I Wasted Decades Feeling Fat and Ugly
I was a fat kid, a fat teen, a fat adult, and have been “fat shamed” ever since I can remember. When I was a kid they just called it “teasing.” But there is one moment that stands out as the most humiliating of my life. I was getting on a scale at the doctor’s office when I was 10. He looked at me with disapproval bordering on contempt, then, turning to my mother, said, “She’s fat. And unhealthy. Put her on a diet,” and handed my mother a list of the usual 1,000-calorie-a-day bland mini-meals she was supposed to feed me. He didn’t say exactly what kind of health problem my weight was causing. Considering that I was very athletic, a great swimmer, ice skater and tree climber, it was unlikely that my weight was affecting me at all health-wise, at least at that time, but this was the beginning of a lifetime of dire warnings about the dread fate I was doomed to suffer because of my weight. At the top of the list was dying young. Ironically, at that time, I wasn’t even fat. I’ve seen pictures of myself at that age and at most I could be called pleasantly plump.
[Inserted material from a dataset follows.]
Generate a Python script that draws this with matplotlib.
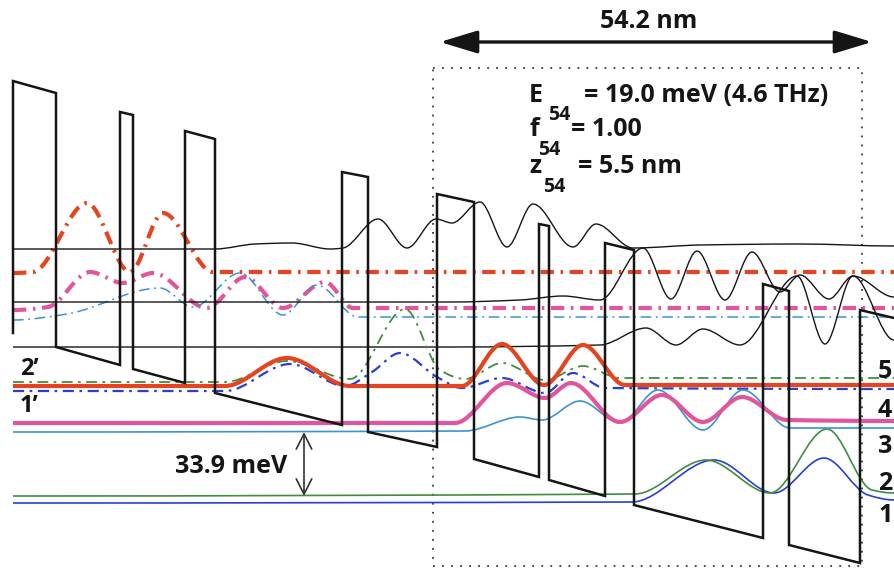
import matplotlib
matplotlib.use("Agg")
import matplotlib.pyplot as plt
from matplotlib.path import Path
from matplotlib.patches import PathPatch, Rectangle, FancyArrowPatch, ArrowStyle

# ---------------- data ----------------
# conduction-band edge (position, energy-depth) – diagram units
band_x = [13, 13, 56, 56, 120, 120, 133, 133, 185, 185, 215, 215, 342, 342, 368, 368,
          437, 437, 474, 474, 539, 539, 549, 549, 605, 605, 634, 634, 763, 763, 789, 789,
          860, 860, 894]
band_y = [333, 81, 93, 347, 365, 112, 115, 369, 383, 131, 139, 393, 425, 172, 177, 432,
          447, 194, 202, 459, 477, 224, 226, 480, 496, 243, 250, 505, 538, 284, 291, 545,
          563, 310, 318]

# states of the marked period (solid lines)
s5_x = [13, 225, 287, 350, 462, 502, 544, 583, 625, 894]
s5_y = [386, 386, 358, 386, 386, 344, 385, 345, 385, 385]
s4_x = [13, 455, 507, 545, 571, 620, 662, 703, 742, 787, 894]
s4_y = [423, 423, 383, 398, 383, 422, 395, 422, 397, 420, 421]
s3_x = [13, 465, 520, 542, 580, 620, 658, 703, 743, 790, 894]
s3_y = [432, 431, 417, 420, 401, 423, 390, 430, 390, 428, 428]
s2_x = [13, 635, 706, 770, 827, 872, 894]
s2_y = [496, 494, 460, 493, 429, 490, 493]
s1_x = [13, 632, 714, 774, 824, 868, 894]
s1_y = [503, 502, 460, 493, 458, 495, 500]

# states 2' and 1' of the previous period
s2p_x = [13, 225, 287, 350, 405, 440, 465, 502, 545, 583, 620, 894]
s2p_y = [382, 382, 361, 379, 309, 370, 379, 363, 380, 366, 378, 378]
s1p_x = [13, 225, 290, 345, 372, 400, 437, 462, 502, 545, 573, 605, 894]
s1p_y = [391, 391, 364, 386, 372, 353, 377, 388, 378, 393, 373, 388, 389]

# upper states of the previous period (dash-dot)
u5_x = [13, 33, 87, 130, 163, 213, 894]
u5_y = [273, 272, 203, 272, 213, 272, 272]
u4_x = [13, 48, 90, 123, 153, 207, 245, 283, 325, 353, 894]
u4_y = [310, 307, 272, 283, 273, 308, 277, 308, 282, 308, 308]
u3_x = [13, 67, 160, 193, 240, 283, 317, 358, 894]
u3_y = [320, 314, 288, 307, 273, 315, 285, 317, 317]

# states of the following period (black)
k1_x = [13, 215, 255, 292, 330, 343, 378, 407, 436, 452, 480, 507, 533, 573, 596, 633, 700, 800, 894]
k1_y = [249, 249, 244, 243, 249, 248, 219, 248, 219, 223, 202, 247, 204, 247, 224, 248, 245, 244, 246]
k2_x = [13, 450, 520, 563, 600, 643, 671, 697, 725, 752, 780, 800, 829, 853, 894]
k2_y = [302, 302, 300, 296, 300, 248, 299, 251, 300, 252, 292, 275, 299, 276, 297]
k3_x = [13, 450, 600, 646, 676, 703, 740, 797, 825, 853, 894]
k3_y = [347, 347, 345, 328, 345, 329, 345, 276, 344, 276, 340]

right_labels = ["5", "4", "3", "2", "1"]
right_label_y = [378, 417, 453, 490, 522]
left_labels = ["2\u2019", "1\u2019"]
left_label_y = [375, 412]

period_text = "54.2 nm"
gap_text = "33.9 meV"
gap_levels = [432, 496]
box_x = [433, 862]
box_y = [68, 566]
span_x = [440, 872]

param_symbols = ["E", "f", "z"]
param_values = ["= 19.0 meV (4.6 THz)", "= 1.00", "= 5.5 nm"]
param_baseline = [102, 136, 173]
param_value_x = [584, 571, 578]
param_sub_x = [548, 538, 543]
param_sub_baseline = [120, 155, 192]

# ---------------- drawing ----------------
FONT = ["Open Sans", "DejaVu Sans"]
RED = "#e4441f"
PINK = "#e3559b"
LBLUE = "#3b93d2"
GREEN = "#3f8e3f"
DBLUE = "#2a3ed2"
INK = "#151515"
WEIGHT = "bold"


def smooth_path(xs, ys):
    n = len(xs)
    d = [(ys[i + 1] - ys[i]) / (xs[i + 1] - xs[i]) for i in range(n - 1)]
    m = []
    for i in range(n):
        if i == 0 or i == n - 1:
            m.append(0.0)
        else:
            a, b = d[i - 1], d[i]
            m.append(0.0 if a * b <= 0 else 2 * a * b / (a + b))
    verts = [(xs[0], ys[0])]
    codes = [Path.MOVETO]
    for i in range(n - 1):
        h = xs[i + 1] - xs[i]
        verts += [(xs[i] + h / 3, ys[i] + m[i] * h / 3),
                  (xs[i + 1] - h / 3, ys[i + 1] - m[i + 1] * h / 3),
                  (xs[i + 1], ys[i + 1])]
        codes += [Path.CURVE4] * 3
    return Path(verts, codes)


def curve(ax, xs, ys, color, lw, ls="-", z=3):
    p = PathPatch(smooth_path(xs, ys), fill=False, edgecolor=color, lw=lw,
                  linestyle=ls, zorder=z, capstyle="butt", joinstyle="round")
    ax.add_patch(p)


fig = plt.figure(figsize=(8.94, 5.79), dpi=100)
ax = fig.add_axes([0, 0, 1, 1])
ax.set_xlim(0, 894)
ax.set_ylim(579, 0)
ax.axis("off")

# dash-dot upper states of previous period
curve(ax, u5_x, u5_y, RED, 3.0, (0, (3.2, 1.6, 0.6, 1.6)), 2)
curve(ax, u4_x, u4_y, PINK, 3.0, (0, (3.2, 1.6, 0.6, 1.6)), 2)
curve(ax, u3_x, u3_y, LBLUE, 1.1, (0, (7, 3, 1.2, 3)), 2)

# black upper states
for xs, ys in [(k1_x, k1_y), (k2_x, k2_y), (k3_x, k3_y)]:
    curve(ax, xs, ys, INK, 1.0, "-", 2)

# previous period 2', 1'
curve(ax, s2p_x, s2p_y, GREEN, 1.3, (0, (6, 3, 1.5, 3)), 3)
curve(ax, s1p_x, s1p_y, DBLUE, 1.6, (0, (5, 2.5, 1.2, 2.5)), 3)

# marked-period states
curve(ax, s1_x, s1_y, DBLUE, 1.2, "-", 3)
curve(ax, s2_x, s2_y, GREEN, 1.2, "-", 3)
curve(ax, s3_x, s3_y, LBLUE, 1.2, "-", 3)
curve(ax, s4_x, s4_y, PINK, 3.0, "-", 4)
curve(ax, s5_x, s5_y, RED, 3.0, "-", 5)

# conduction band
ax.plot(band_x, band_y, color=INK, lw=1.8, solid_joinstyle="miter", zorder=6)

# dotted period box
ax.add_patch(Rectangle((box_x[0], box_y[0]), box_x[1] - box_x[0], box_y[1] - box_y[0],
                       fill=False, edgecolor="#3a3a3a", lw=1.3,
                       linestyle=(0, (1, 4)), zorder=1))

# period arrow
ax.add_patch(FancyArrowPatch((span_x[0], 42), (span_x[1], 42),
                             arrowstyle=ArrowStyle("<|-|>", head_length=2.3, head_width=0.7),
                             mutation_scale=10, lw=2.4, color=INK,
                             shrinkA=0, shrinkB=0, zorder=7))
ax.text(649, 28, period_text, fontsize=18, family=FONT, weight=WEIGHT,
        ha="center", va="baseline", color=INK)

# transition parameters
tk = dict(family=FONT, weight=WEIGHT, va="baseline", ha="left", color=INK, zorder=8)
for sym, val, yb, vx, sx, sy in zip(param_symbols, param_values, param_baseline,
                                    param_value_x, param_sub_x, param_sub_baseline):
    ax.text(529, yb, sym, fontsize=18, **tk)
    ax.text(sx, sy, "54", fontsize=14, **tk)
    ax.text(vx, yb, val, fontsize=18, **tk)

# 33.9 meV marker
ax.add_patch(FancyArrowPatch((304, gap_levels[0]), (304, gap_levels[1]),
                             arrowstyle=ArrowStyle("<->", head_length=0.55, head_width=0.28),
                             mutation_scale=20, lw=1.2, color="#333333",
                             shrinkA=0, shrinkB=0, zorder=7))
ax.text(231, 473, gap_text, fontsize=18, family=FONT, weight=WEIGHT,
        ha="center", va="baseline", color=INK)

# level labels
for lab, y in zip(left_labels, left_label_y):
    ax.text(20, y, lab, fontsize=17, family=FONT, weight=WEIGHT,
            ha="left", va="baseline", color=INK)
for lab, y in zip(right_labels, right_label_y):
    ax.text(878, y, lab, fontsize=18, family=FONT, weight=WEIGHT,
            ha="left", va="baseline", color=INK)

fig.savefig("out.png", dpi=100, facecolor="white")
My mother, however, did not consider plumpness pleasant. This was the 1950s when her generation of Jews was desperately trying to fit into the American ideal of slimness. I’d inherited the short, big-hipped and thunder-thighed Eastern European body that she despised. Since she spent her life on diets, she assumed I should do the same. Dinners at home were strictly supervised by Mom, controlled for carb content. I could see her add the calories up in her head as I served myself. Meat and veggies were OK, but second helpings of potatoes were not allowed. Dessert was not on the menu. I longed for street pretzels and ice cream cones like the other kids got, but Mom nixed anything but low-calorie treats. French fries were off-limits. And despite all these restrictions, I shopped in the “chubby” department at the store. My childhood taught me that my body was the enemy, an enemy to be subdued at all costs. I went on diet after diet, but they all led to an equal but opposite binge. At 16 I got really skinny with the help of amphetamines, but luckily I hated the way they made me feel so I didn’t get addicted.